**Aim of the exercise**:
State the number of lines that hold the string "this", with nothing added.

=== Exercise inputs ===

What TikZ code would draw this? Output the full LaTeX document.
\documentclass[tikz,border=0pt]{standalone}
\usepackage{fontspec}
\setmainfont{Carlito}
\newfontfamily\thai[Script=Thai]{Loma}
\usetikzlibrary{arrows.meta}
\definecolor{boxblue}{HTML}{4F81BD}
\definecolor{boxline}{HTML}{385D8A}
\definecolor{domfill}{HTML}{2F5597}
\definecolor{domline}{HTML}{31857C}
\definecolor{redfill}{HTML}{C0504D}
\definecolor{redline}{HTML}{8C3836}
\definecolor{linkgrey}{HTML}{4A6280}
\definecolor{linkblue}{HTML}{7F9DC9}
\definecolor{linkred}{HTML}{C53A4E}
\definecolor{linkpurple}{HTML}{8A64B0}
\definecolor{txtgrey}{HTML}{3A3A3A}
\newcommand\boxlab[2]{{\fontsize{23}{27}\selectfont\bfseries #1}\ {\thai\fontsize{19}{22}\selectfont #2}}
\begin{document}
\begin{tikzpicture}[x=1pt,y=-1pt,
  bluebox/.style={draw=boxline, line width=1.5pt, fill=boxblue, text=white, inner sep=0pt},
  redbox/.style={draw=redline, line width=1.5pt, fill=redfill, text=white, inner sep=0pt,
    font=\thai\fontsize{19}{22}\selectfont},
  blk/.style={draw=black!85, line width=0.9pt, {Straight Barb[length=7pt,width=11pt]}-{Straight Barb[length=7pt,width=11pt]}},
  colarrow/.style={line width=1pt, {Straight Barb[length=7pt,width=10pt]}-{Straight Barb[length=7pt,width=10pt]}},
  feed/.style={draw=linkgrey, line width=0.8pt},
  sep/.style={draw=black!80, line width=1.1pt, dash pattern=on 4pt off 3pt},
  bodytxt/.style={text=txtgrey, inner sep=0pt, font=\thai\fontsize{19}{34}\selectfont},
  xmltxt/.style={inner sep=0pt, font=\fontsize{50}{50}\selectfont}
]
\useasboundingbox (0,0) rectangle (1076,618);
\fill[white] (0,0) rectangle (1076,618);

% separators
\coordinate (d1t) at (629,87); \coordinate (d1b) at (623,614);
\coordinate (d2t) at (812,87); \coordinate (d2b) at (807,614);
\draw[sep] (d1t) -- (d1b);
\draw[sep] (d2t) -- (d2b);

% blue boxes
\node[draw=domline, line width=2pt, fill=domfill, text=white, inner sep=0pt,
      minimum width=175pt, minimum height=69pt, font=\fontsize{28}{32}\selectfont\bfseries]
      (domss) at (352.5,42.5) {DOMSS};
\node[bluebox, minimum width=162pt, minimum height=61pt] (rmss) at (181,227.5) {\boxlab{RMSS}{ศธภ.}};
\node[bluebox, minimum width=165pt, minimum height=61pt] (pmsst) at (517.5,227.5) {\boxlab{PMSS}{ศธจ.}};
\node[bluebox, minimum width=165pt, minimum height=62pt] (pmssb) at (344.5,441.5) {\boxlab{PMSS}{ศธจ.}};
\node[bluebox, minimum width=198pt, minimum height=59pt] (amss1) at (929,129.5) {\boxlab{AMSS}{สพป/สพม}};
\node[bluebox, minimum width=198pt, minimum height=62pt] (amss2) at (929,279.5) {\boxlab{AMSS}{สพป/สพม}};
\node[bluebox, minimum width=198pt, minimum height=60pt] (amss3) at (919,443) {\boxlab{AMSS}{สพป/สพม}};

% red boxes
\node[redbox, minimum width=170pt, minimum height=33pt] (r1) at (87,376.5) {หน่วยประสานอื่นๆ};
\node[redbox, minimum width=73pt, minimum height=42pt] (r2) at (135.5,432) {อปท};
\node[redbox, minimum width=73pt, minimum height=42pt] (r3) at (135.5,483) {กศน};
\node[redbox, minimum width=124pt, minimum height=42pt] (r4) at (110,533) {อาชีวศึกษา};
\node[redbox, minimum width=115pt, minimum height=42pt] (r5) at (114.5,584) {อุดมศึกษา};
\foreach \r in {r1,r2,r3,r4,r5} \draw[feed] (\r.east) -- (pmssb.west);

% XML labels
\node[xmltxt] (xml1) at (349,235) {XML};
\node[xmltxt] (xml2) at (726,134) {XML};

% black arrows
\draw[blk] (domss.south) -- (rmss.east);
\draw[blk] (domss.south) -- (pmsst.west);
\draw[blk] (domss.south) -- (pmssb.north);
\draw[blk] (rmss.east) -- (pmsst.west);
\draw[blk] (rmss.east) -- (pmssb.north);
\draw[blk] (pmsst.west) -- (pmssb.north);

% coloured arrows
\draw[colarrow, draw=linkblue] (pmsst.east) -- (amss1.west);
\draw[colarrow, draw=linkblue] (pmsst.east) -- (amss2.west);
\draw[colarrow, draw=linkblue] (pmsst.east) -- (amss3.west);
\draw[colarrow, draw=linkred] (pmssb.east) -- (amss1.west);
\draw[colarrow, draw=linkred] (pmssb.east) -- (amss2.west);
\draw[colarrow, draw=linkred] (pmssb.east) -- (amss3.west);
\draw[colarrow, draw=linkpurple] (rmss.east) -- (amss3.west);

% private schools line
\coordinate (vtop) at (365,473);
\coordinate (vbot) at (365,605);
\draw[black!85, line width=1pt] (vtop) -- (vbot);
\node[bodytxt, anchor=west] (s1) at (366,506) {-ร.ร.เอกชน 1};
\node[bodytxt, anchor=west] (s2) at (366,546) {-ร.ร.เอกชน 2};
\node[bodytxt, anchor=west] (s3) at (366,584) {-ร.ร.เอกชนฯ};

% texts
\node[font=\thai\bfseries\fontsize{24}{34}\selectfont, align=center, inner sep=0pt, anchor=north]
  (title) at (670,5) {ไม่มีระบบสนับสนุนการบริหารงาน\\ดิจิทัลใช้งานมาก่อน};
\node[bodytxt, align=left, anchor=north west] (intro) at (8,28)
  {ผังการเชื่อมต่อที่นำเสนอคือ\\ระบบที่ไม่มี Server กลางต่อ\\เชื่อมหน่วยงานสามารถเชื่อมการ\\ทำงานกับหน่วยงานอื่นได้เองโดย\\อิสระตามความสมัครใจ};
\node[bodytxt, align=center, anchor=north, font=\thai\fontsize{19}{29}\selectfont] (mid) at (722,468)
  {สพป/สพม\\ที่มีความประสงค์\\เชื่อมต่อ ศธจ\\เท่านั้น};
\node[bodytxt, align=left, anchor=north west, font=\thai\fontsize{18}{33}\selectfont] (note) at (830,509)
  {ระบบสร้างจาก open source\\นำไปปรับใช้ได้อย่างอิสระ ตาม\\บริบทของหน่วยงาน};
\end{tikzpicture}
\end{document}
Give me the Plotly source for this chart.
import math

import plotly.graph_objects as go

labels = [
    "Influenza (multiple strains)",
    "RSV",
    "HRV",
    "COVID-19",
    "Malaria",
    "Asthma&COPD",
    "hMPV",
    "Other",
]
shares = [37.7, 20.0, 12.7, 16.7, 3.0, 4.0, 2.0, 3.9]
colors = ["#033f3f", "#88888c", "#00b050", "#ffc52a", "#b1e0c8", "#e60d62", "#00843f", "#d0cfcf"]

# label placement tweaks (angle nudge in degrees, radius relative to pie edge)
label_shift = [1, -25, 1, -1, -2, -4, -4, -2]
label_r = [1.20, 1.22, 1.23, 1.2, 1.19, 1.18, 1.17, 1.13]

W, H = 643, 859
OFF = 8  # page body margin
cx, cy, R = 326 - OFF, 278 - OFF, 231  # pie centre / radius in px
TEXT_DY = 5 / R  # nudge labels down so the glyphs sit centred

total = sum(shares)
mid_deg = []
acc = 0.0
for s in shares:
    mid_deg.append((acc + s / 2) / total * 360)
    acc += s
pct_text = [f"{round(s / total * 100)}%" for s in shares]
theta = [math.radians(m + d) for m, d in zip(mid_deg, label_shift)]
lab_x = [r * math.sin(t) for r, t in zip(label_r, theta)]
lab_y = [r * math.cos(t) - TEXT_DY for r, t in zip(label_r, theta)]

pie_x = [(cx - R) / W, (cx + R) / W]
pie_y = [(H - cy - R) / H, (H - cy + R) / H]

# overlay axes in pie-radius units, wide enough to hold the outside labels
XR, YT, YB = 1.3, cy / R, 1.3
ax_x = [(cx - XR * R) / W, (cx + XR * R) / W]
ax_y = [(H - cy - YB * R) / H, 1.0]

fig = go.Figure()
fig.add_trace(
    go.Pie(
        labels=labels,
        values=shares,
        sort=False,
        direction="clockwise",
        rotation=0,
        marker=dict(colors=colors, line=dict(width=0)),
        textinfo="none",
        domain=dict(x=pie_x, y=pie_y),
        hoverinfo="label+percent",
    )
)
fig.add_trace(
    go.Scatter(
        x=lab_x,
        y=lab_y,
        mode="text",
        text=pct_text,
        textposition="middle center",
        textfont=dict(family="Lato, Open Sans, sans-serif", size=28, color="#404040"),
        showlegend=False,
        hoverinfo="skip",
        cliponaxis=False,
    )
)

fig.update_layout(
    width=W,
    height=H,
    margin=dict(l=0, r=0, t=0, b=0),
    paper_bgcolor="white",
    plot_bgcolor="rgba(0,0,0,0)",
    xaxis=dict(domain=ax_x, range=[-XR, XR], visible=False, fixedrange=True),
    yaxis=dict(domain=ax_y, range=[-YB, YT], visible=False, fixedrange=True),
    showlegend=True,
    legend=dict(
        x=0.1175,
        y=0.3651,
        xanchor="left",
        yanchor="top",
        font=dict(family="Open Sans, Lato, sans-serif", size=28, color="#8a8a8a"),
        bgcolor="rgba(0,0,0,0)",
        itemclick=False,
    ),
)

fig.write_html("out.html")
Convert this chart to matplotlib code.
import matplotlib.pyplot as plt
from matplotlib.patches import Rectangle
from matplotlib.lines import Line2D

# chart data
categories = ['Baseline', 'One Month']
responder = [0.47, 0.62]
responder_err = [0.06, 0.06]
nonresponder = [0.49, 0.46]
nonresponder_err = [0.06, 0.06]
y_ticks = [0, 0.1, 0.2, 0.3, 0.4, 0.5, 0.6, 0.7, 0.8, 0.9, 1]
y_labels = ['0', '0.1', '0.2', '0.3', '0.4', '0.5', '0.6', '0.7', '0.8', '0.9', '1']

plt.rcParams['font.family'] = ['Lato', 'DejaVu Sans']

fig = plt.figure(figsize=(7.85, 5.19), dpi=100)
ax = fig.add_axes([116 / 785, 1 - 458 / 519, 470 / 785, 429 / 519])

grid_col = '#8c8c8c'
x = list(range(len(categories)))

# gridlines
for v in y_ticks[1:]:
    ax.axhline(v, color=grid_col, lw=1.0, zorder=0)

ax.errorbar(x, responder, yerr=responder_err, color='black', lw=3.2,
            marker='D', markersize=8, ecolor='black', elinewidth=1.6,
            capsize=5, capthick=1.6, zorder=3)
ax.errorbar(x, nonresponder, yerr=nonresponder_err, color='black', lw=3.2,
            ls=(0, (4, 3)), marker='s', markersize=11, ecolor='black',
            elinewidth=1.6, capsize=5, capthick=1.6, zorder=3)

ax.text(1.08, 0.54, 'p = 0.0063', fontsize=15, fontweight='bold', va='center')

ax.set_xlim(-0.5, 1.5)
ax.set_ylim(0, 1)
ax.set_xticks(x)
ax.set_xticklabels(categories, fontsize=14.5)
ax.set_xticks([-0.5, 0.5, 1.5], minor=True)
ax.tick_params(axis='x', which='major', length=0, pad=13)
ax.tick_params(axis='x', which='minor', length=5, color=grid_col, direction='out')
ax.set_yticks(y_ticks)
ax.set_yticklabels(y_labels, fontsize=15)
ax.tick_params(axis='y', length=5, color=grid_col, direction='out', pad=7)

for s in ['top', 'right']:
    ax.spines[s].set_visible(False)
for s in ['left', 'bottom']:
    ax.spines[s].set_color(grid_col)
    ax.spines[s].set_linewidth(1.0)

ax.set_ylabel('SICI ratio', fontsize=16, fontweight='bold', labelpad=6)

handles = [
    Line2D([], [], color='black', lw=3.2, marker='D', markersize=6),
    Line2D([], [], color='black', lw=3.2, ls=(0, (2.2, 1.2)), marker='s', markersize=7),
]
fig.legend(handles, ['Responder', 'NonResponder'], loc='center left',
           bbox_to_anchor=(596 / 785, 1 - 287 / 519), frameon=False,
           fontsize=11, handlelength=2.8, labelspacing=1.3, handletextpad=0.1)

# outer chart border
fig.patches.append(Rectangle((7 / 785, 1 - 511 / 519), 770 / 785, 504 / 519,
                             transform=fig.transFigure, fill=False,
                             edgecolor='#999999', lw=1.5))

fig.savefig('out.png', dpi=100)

===

**Answer below**:
3